By 1532, only three other members of the original
expedition were still alive -- Alonso del Castillo Maldonando, Andrés Dorantes
de Carranca, and Estevan, an African slave. Together with Cabeza de Vaca, they
now headed west and south in hopes of reaching the Spanish Empire's outpost in
Mexico, becoming the first men of the Old World to enter the American West.
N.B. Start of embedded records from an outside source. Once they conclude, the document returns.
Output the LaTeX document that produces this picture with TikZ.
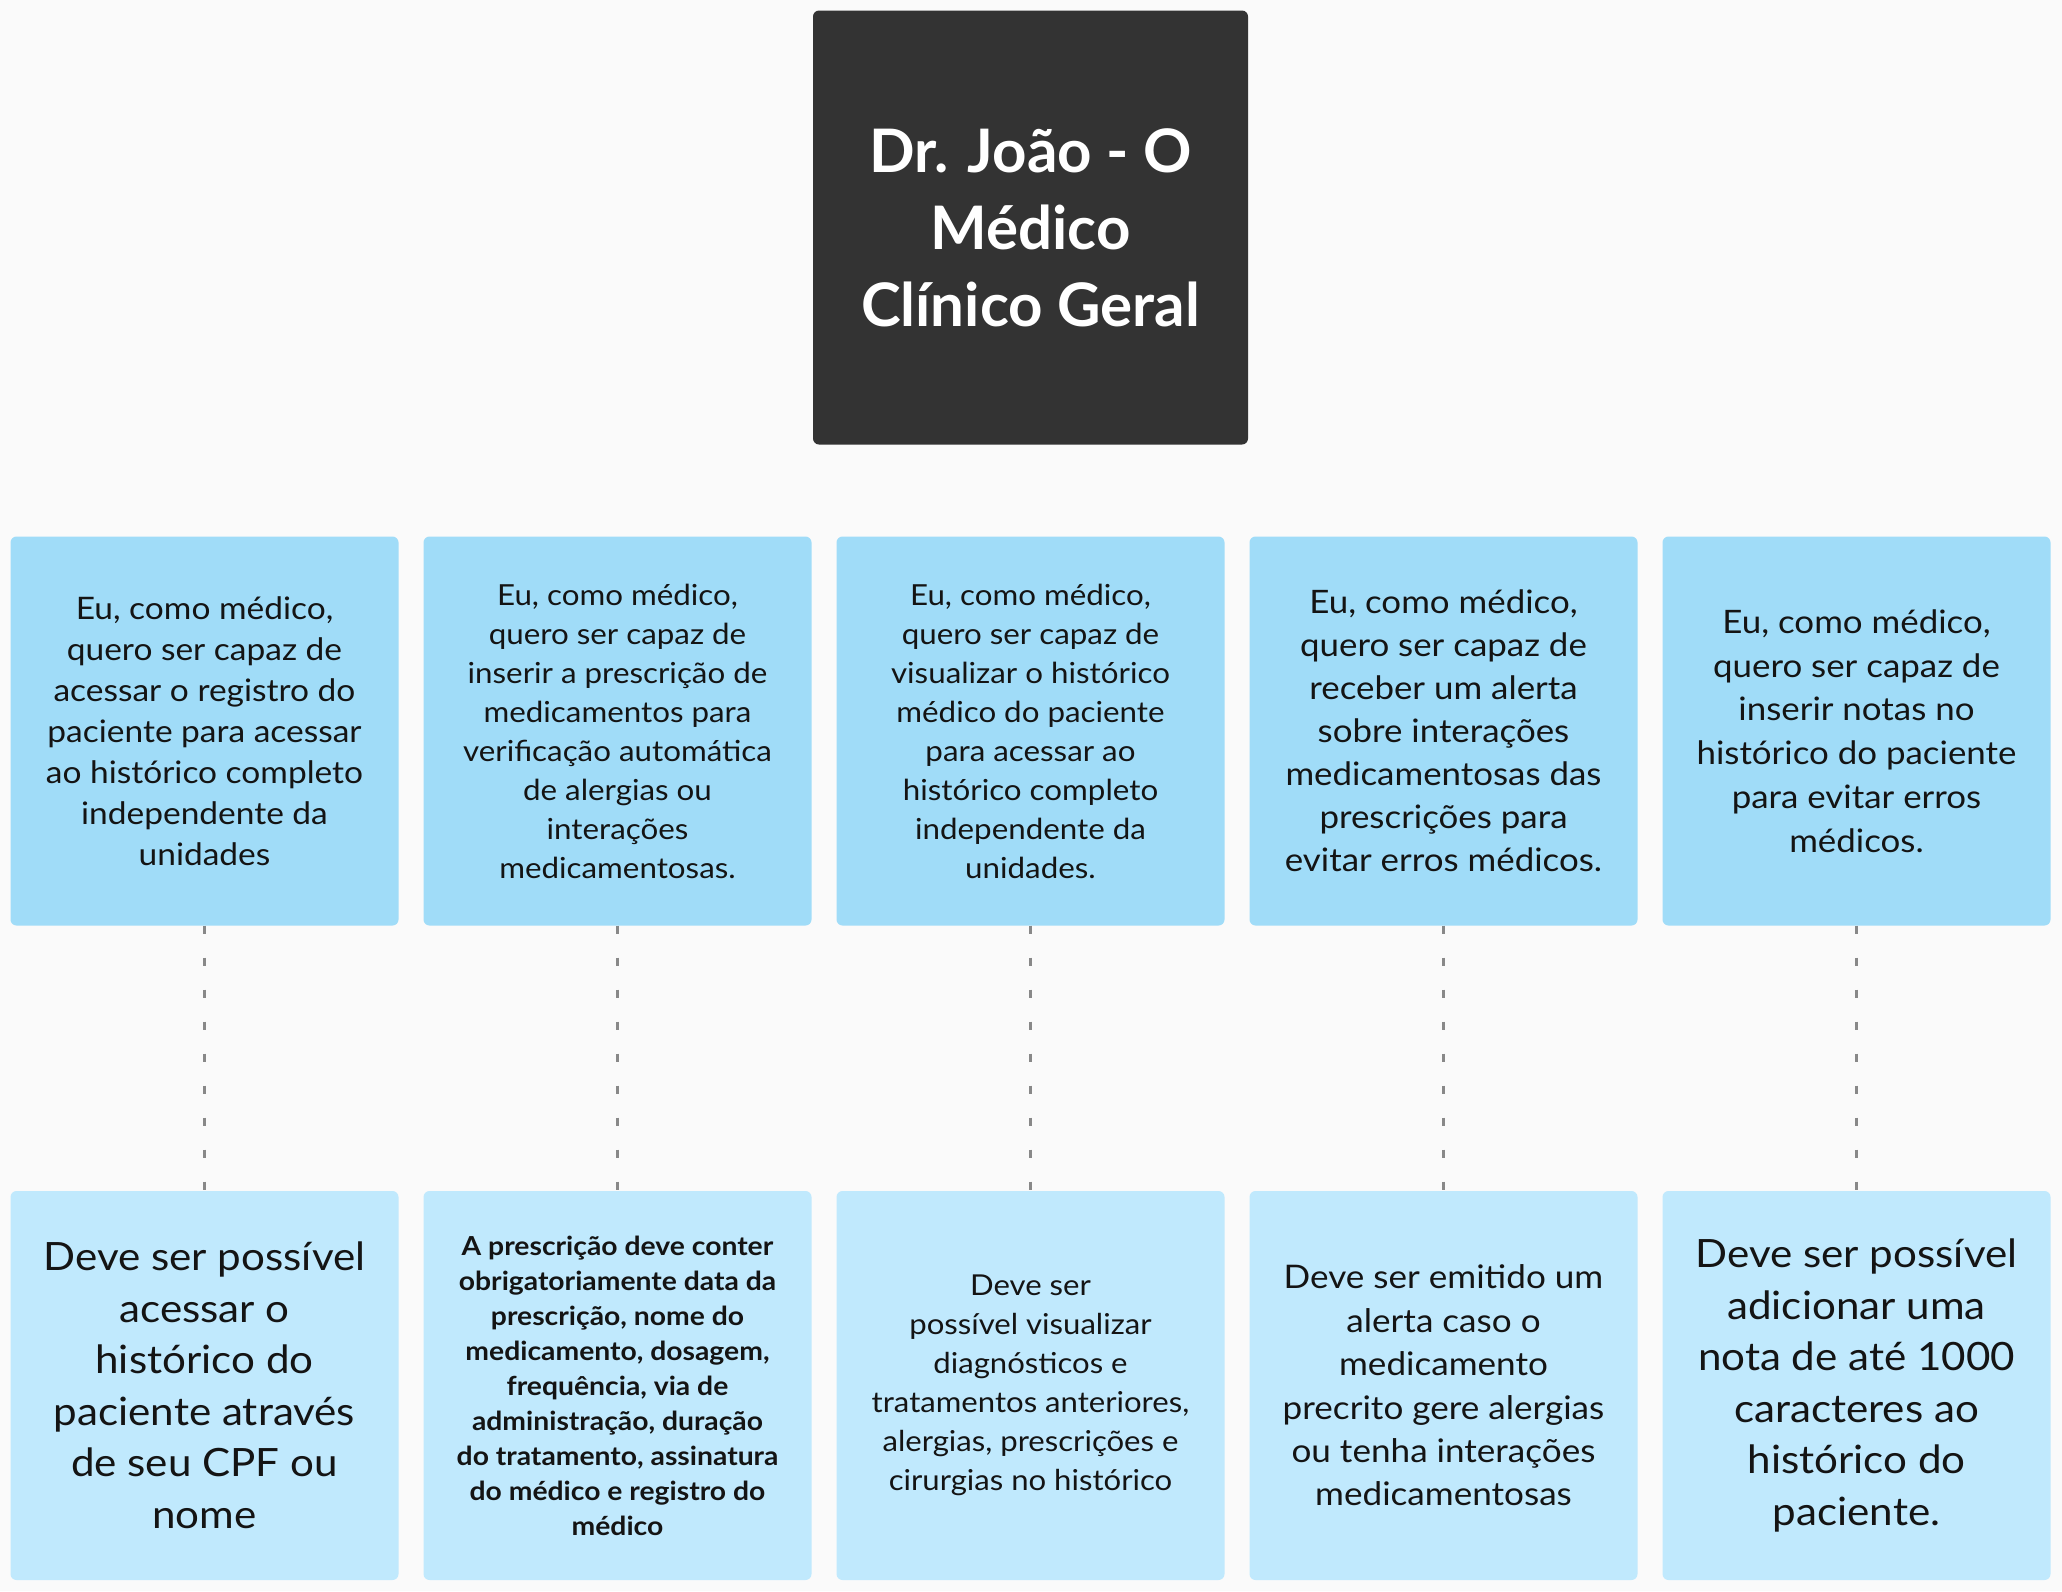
\documentclass[tikz,border=0pt]{standalone}
\usepackage{fontspec}
\setmainfont{Lato}[FakeStretch=1.08]
\newfontfamily\titlefont{Lato}
\begin{document}
\definecolor{bg}{RGB}{250,250,250}
\definecolor{topblue}{RGB}{160,220,248}
\definecolor{botblue}{RGB}{192,233,253}
\definecolor{dark}{RGB}{51,51,51}
\definecolor{txt}{RGB}{20,20,20}
\definecolor{dashc}{RGB}{136,136,136}
\tikzset{
  card/.style={rounded corners=6pt, minimum width=388pt, minimum height=389pt, inner sep=0pt, align=center, text=txt},
  topcard/.style={card, fill=topblue},
  botcard/.style={card, fill=botblue},
  titlecard/.style={rounded corners=6pt, fill=dark, minimum width=435pt, minimum height=434pt, inner sep=0pt, align=center, text=white, font=\titlefont\bfseries\fontsize{60}{77}\selectfont},
  link/.style={draw=dashc, line width=3pt, dash pattern=on 8pt off 24pt}
}
\begin{tikzpicture}[x=1pt,y=1pt]
\fill[bg] (0,0) rectangle (2062,-1591);
\useasboundingbox (0,0) rectangle (2062,-1591);

\node[titlecard] (title) at (1030.5,-227.5) {Dr. João - O\\Médico\\Clínico Geral};

\node[topcard, font=\fontsize{31}{41}\selectfont] (t1) at (204.5,-731) {Eu, como médico,\\quero ser capaz de\\acessar o registro do\\paciente para acessar\\ao histórico completo\\independente da\\unidades};
\node[topcard, font=\fontsize{29}{39}\selectfont] (t2) at (617.5,-731) {Eu, como médico,\\quero ser capaz de\\inserir a prescrição de\\medicamentos para\\verificação automática\\de alergias ou\\interações\\medicamentosas.};
\node[topcard, font=\fontsize{29}{39}\selectfont] (t3) at (1030.5,-731) {Eu, como médico,\\quero ser capaz de\\visualizar o histórico\\médico do paciente\\para acessar ao\\histórico completo\\independente da\\unidades.};
\node[topcard, font=\fontsize{32.3}{43}\selectfont] (t4) at (1443.5,-731) {Eu, como médico,\\quero ser capaz de\\receber um alerta\\sobre interações\\medicamentosas das\\prescrições para\\evitar erros médicos.};
\node[topcard, font=\fontsize{32.3}{43.7}\selectfont] (t5) at (1856.5,-731) {Eu, como médico,\\quero ser capaz de\\inserir notas no\\histórico do paciente\\para evitar erros\\médicos.};

\node[botcard, font=\fontsize{39}{51.5}\selectfont] (b1) at (204.5,-1385.5) {Deve ser possível\\acessar o\\histórico do\\paciente através\\de seu CPF ou\\nome};
\node[botcard, font=\bfseries\fontsize{26.2}{35}\selectfont] (b2) at (617.5,-1385.5) {A prescrição deve conter\\obrigatoriamente data da\\prescrição, nome do\\medicamento, dosagem,\\frequência, via de\\administração, duração\\do tratamento, assinatura\\do médico e registro do\\médico};
\node[botcard, font=\fontsize{28.8}{39}\selectfont] (b3) at (1030.5,-1385.5) {Deve ser\\possível visualizar\\diagnósticos e\\tratamentos anteriores,\\alergias, prescrições e\\cirurgias no histórico};
\node[botcard, font=\fontsize{32.5}{43.4}\selectfont] (b4) at (1443.5,-1385.5) {Deve ser emitido um\\alerta caso o\\medicamento\\precrito gere alergias\\ou tenha interações\\medicamentosas};
\node[botcard, font=\fontsize{39}{51.5}\selectfont] (b5) at (1856.5,-1385.5) {Deve ser possível\\adicionar uma\\nota de até 1000\\caracteres ao\\histórico do\\paciente.};

\foreach \i in {1,...,5} {
  \draw[link] (t\i.south) -- (b\i.north);
}
\end{tikzpicture}
\end{document}
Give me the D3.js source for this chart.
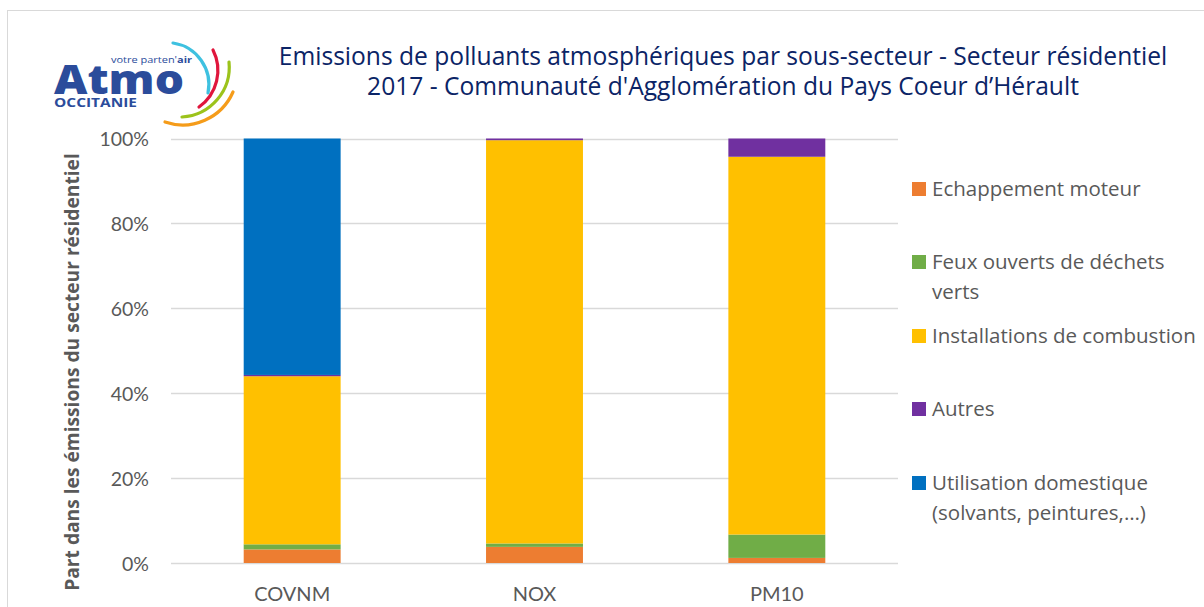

Their precise route is not clear, but they apparently traveled across
present-day Texas, perhaps into New Mexico and Arizona and through Mexico's
northern provinces. In July 1536, near Culiacán in present-day Sinaloa, they
finally encountered a group of fellow Spaniards who were on a slave-taking
expedition. As Cabeza de Vaca remembered, his countrymen were "dumbfounded
at the sight of me, strangely dressed and in company with Indians. They just
stood staring for a long time."
Appalled by the Spanish treatment of Indians, in 1537
Cabeza de Vaca returned to Spain to publish an account
of his experiences and to urge a more generous policy upon the crown. He
served as a Mexican territorial governor, but was soon accused of corruption,
perhaps for his enlightened conduct toward Indians. He returned to Spain and was
convicted; a 1552 pardon allowed him to become a judge in Seville, Spain, a
position which he occupied until his death in 1556 or 1557.